In 2020 I saw 5 new release films in a real movie theatre. In a regular year, I would see on average 100. Always in the movie theatre. I love the movie theatre. I don’t have the attention span or the patience to watch a movie at home with the ability to pause or check my phone or tell the person sitting next to me what I expect to happen next. The movie theatre is the point; the meditative process of sitting silent for two hours is important for me, someone who talks nearly constantly despite spending the majority of time alone with my dog.

But this year I couldn’t. I managed to get to the theatre 11 times before lockdown hit and twice during the summer of eased restrictions and distanced seating but I only saw 5 new releases: The Photograph, The Gentlemen, Emma, The New Mutants, and Tenet. Not exactly a banner year for me at the cineplex.

None of these movies were particularly good (The Photograph and The Gentlemen were both acceptable I guess). Still, somehow, there are some Oscar nominees in there. Tenet, which I despised, is up for production design and visual effects, which I guess makes sense even if the storytelling is straight shite. And Emma‘s up for costumes and makeup/hair, which is far more than it would have gotten if there’d been a normal number of films released this year yet I’m reminded of this all-time-great tweet from @ThedaneMcdonald about Little Women winning that category last year.

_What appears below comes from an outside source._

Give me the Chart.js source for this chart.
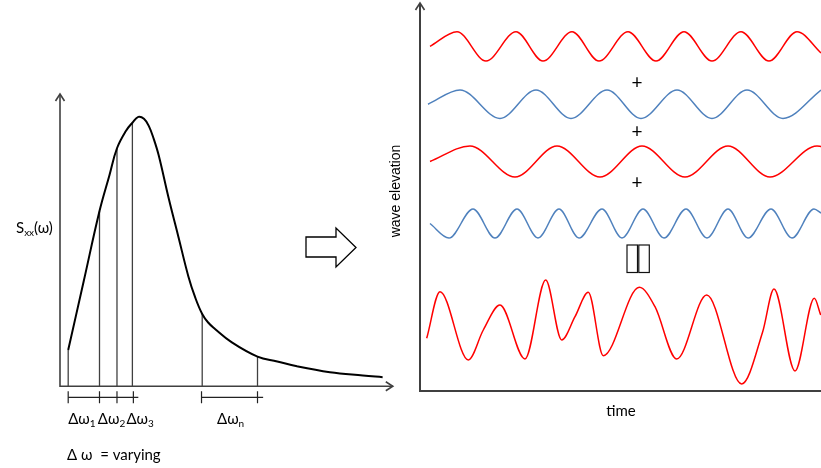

But, those below-the-line nominations aside, take the cineplex out of my life and movies kind of go with it so for the first time in my entire adult life I find myself having seen almost none of the nominated movies. Most of the top contenders aren’t available on the major streaming services, leaving audiences still in lockdown zones the choice of paying high on-demand prices or missing it altogether. But even if I had the money to pay to see Nomadland, Judas and the Black Messiah, and Minari (the three I’m most horrified to have missed thus far), I don’t want to watch them at home. I’ve been thinking a lot about Rome and how bored I was, how many times I paused, how much I missed, because I wasn’t in the attention-forcing environment of a real movie theatre.

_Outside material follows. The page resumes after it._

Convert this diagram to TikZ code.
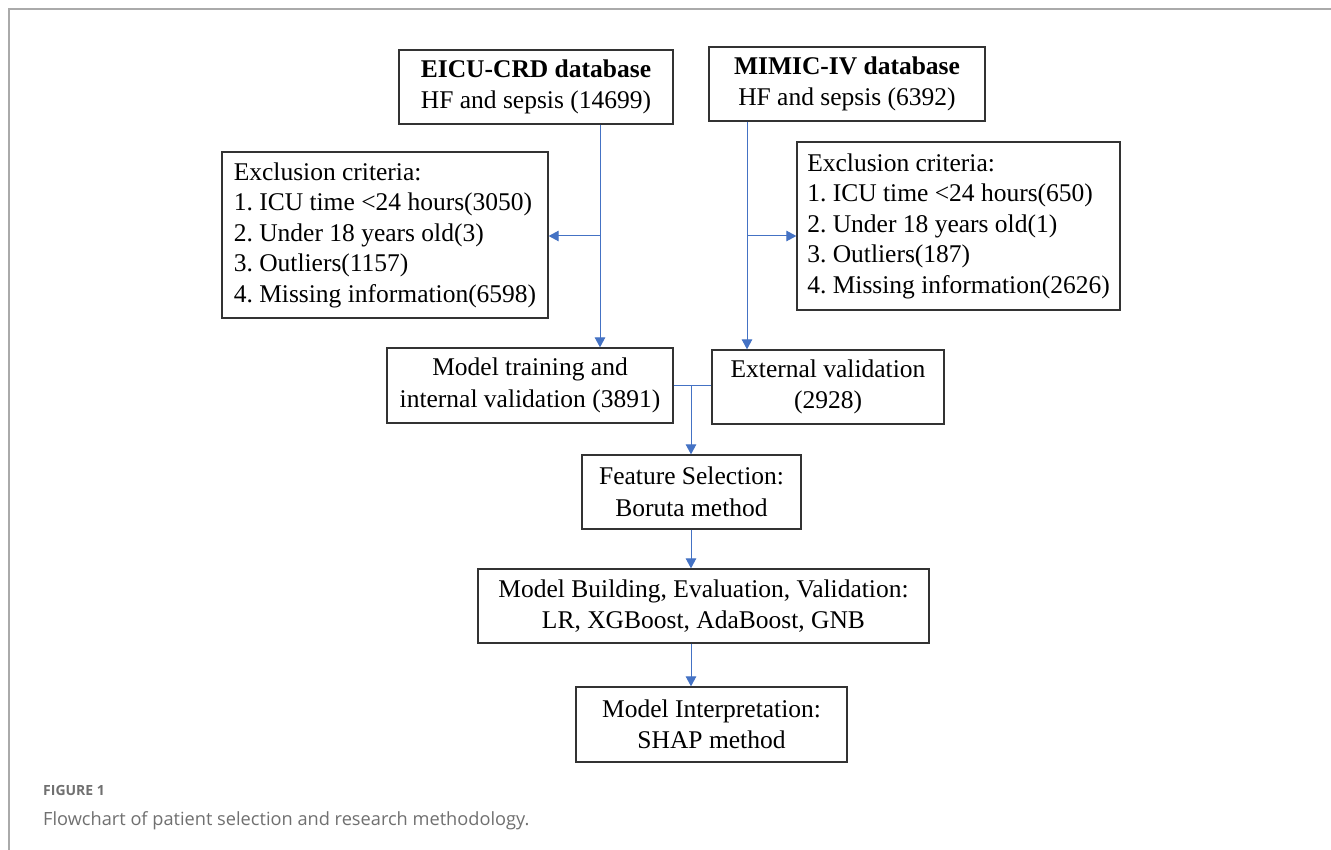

The only two real Oscar contenders I’ve seen are Ma Rainey’s Black Bottom and The Trial of the Chicago 7, both available on Netflix. The former is an adaptation of a great play but it’s only a so-so film. If I was a betting person, I’d be all in on Chadwick Boseman to win Best Actor but I was sure of that before I saw the movie. I was actually sure of that before he died and genuinely think he would have won even if he was still here. Because Levee is that kind of role (heck, we gave an award to the guy in that role when we saw the play too). Viola Davis isn’t a bad bet either but it’s a small role that should probably be listed as supporting and Best Actress is strong this year (or so I’ve gathered, I haven’t seen any of the other movies! Ugh).

The Trial of the Chicago 7 is a delight but it’s an oldschool movie that should likely be buried by the more refreshing voices that surround it (though I still think Redmayne deserved a nom and I have a very hard time believing freaking Gary Oldman deserved yet another one). Sorkin is an Academy darling and always a threat to take home Best Screenplay and funnyman Sacha Baron Cohen’s serious all-in performance would have a real shot in any other year but Supporting Actor is absolutely insane this year with both leading actors from Judas and the Black Messiah mysteriously listed as supporting (LaKeith Stanfield Is Nominated For An Oscar!!!! Guys, this is very big news for my faith in humanity). Long story short I could see it taking up to two trophies but more likely zero.

I’m still making my Oscar rounds and I’ll surely suck it up to watch as much as I can, cineplex or no, before the big day. But to me 2020 will always be the year without movies. The Oscars, though, the Oscars are still happening.